Esta semana la presidenta de la Comunidad de Madrid, Cristina Cifuentes, ha propuesto que el liderazgo de Rajoy sea sometido a una votación directa de la militancia del PP en el próximo congreso del partido. Por descontado nadie se lo ha tomado seriamente. Los diarios se han limitado a aprovechar la ocasión para volver a alabar al hombre que les paga las facturas, a pesar de que odia a los periodistas.

La salida podemita de Cifuentes es importante no por el contenido, sino por la comedia. Con la decapitación de Sánchez y la lucha de pollos que sufre Podemos, el PP se ha quedado sin oposición y tiene que cantar todas las voces del aleluya. Ahora mismo el único adversario de Rajoy es el independentismo, cosa que puede acabar dejando a los podemitas en una situación todavía más triste, cuando Catalunya saque adelante el referéndum.

Desde la época de Felipe González, ningún partido había tenido una posición tan fuerte en el panorama político español, como la tiene ahora el PP. La diferencia es que, en los tiempos de González, los partidos eran organismos fuertes y vivos, capaces de cuadrar al ejército y de socializar el bienestar, mientras que ahora son instrumentos de propaganda en descomposición que no saben como responder a las corrientes sociales de fondo.

El teatro podemita de Cifuentes trata de dar cobertura al punto débil más folclórico del PP, que es la legitimidad democrática. Cifuentes se luce y de paso introduce la discrepancia como si fuera una vacuna. El negocio es banal pero perfecto, y muy propio de los políticos de revista rosa que viven del futuro de los electores, igual como los banqueros de antes de la crisis vivieron del dinero de sus clientes.

El problema del PP no es la democracia, sino que ha destruido la izquierda para conservar el poder y controlar la respuesta del Estado a Catalunya. La idea de la independencia despierta tantos fantasmas y resulta tan inconcebible que Rajoy ha conseguido hacer creer a los españoles que es un gran conservador, cuando justamente se ha comportado como un heredero hedonista, hipotecando el futuro y desertizando el presente.

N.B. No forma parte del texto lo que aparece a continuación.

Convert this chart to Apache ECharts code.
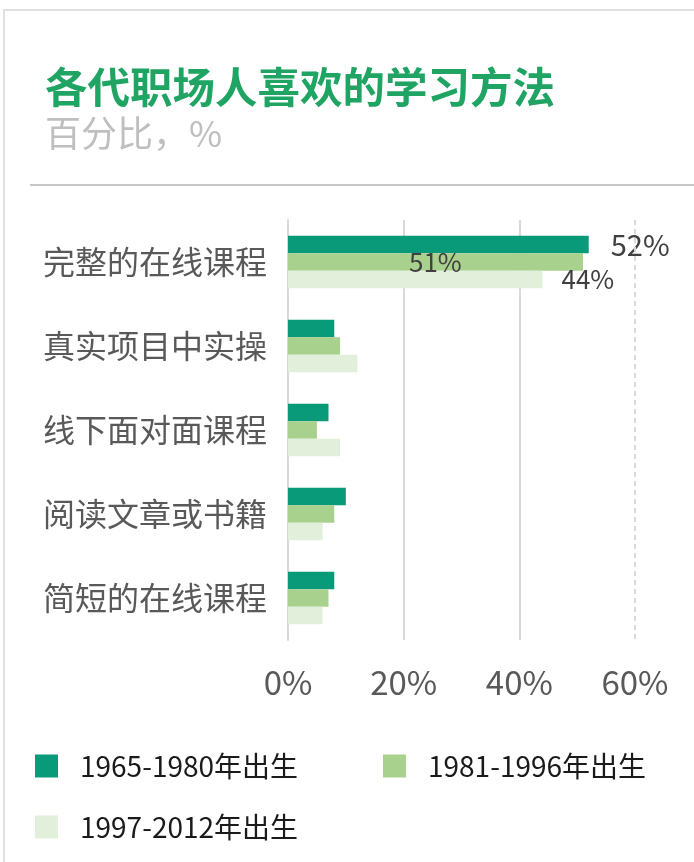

Aznar es el único que parece ver que la deriva socialdemócrata del PP empobrece a la política española en un momento importantísimo, en el cual se ven nubarrones en el horizonte y el problema catalán se europeíza. Aunque dice lo contrario, es posible que piense que la única forma de controlar las tentaciones de su partido de aprovecharse de la situación de Catalunya sea crear otra formación más a la derecha, que condicione el arco parlamentario español y de paso ponga Ciudadanos bajo una órbita más madrileña.

Hasta ahora Rajoy ha gobernado como Franco, aprovechando el miedo que los adversarios tienen al Estado para folclorizarlos. El problema es que sin una oposición que lo justifique, Rajoy puede acabar consumido por su propio carácter resistencialista. De momento, tiene gracia que el PP se vaya convirtiendo en aquel Partido del Presidente que tantos creían que acabaría liderando Artur Mas, cuando el procesismo controlaba a los partidarios de la autodeterminación.